# Find the maximum height (above the x-axis) of the cardioid r = 2(1 + \cos\theta).

## Question:

Find the maximum height (above the {eq}x {/eq}-axis) of the cardioid

{eq}r = 2\left(1 + \cos\theta\right) {/eq}.

## Maximum of a Function:

Let us consider a real-value function {eq}y=f(x). {/eq}

A point {eq}x_0 {/eq} is a relative maximum for the function if the first derivative of the function is equal to zero at this point

and the second derivative at this point is negative, i.e.
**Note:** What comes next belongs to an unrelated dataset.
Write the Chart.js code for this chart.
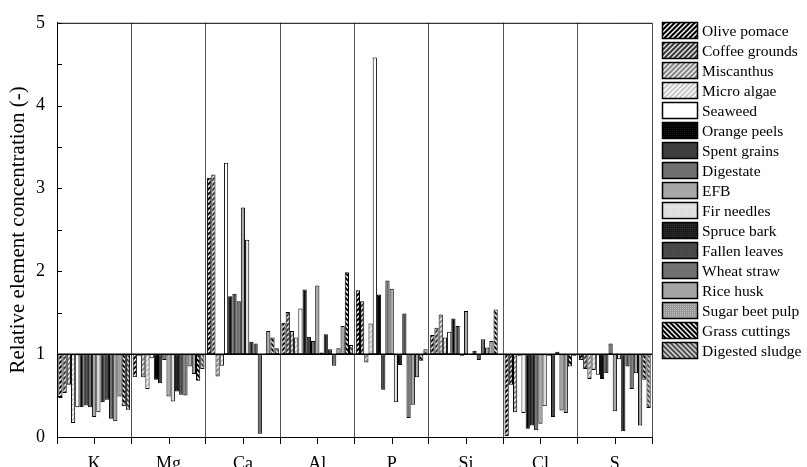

{eq}f'(x_0)=0 \\ f''(x_0) < 0. {/eq}

We are given the cardiodi in polar form

{eq}r = 2\left(1 + \cos\theta\right). {/eq}

The height (above the {eq}x {/eq}-axis) of the cardioid is the y coordinate, that is related to polar coordinates {eq}(r,\theta) {/eq} as

{eq}y = r \sin \theta = 2(1+\cos\theta)\sin\theta \\ = 2\sin\theta + 2\sin\theta\cos\theta \\ = 2\sin\theta + \sin 2\theta. {/eq}

The maximum of this function is found setting the first derivative to zero

{eq}y'(\theta) = 2\cos\theta + 2\cos 2\theta = 0 \\ \Rightarrow \cos 2\theta + \cos \theta = 0 \\ \Rightarrow \cos^2 \theta - \sin^2\theta + \cos \theta = 0 \\ \Rightarrow 2\cos^2 \theta + \cos \theta -1 = 0. {/eq}

Upon setting {eq}\displaystyle \cos \theta = u \Rightarrow \theta = \cos^{-1}(u) {/eq}

we rewrite and solve former equation

{eq}\displaystyle \Rightarrow 2u^2 + u -1 = 0 \Rightarrow u=\frac{1}{2},\:u=-1 \\ \displaystyle u = \frac{1}{2} \Rightarrow \theta = \cos^{-1}(\frac{1}{2} ) = \frac{\pi}{3}, \; \theta = \frac{5\pi}{3} \\ \displaystyle u = -1 \Rightarrow \theta = \pi. {/eq}

Therefore we have three critical points

{eq}\displaystyle \theta = \frac{\pi}{3}, \; \frac{5\pi}{3}. \; \pi {/eq}

and, since the function y is the sum of two sines function, its maximum is achieved when

{eq}\displaystyle \theta = \frac{\pi}{3} \Rightarrow y(\frac{\pi}{3}) = 2.598. {/eq}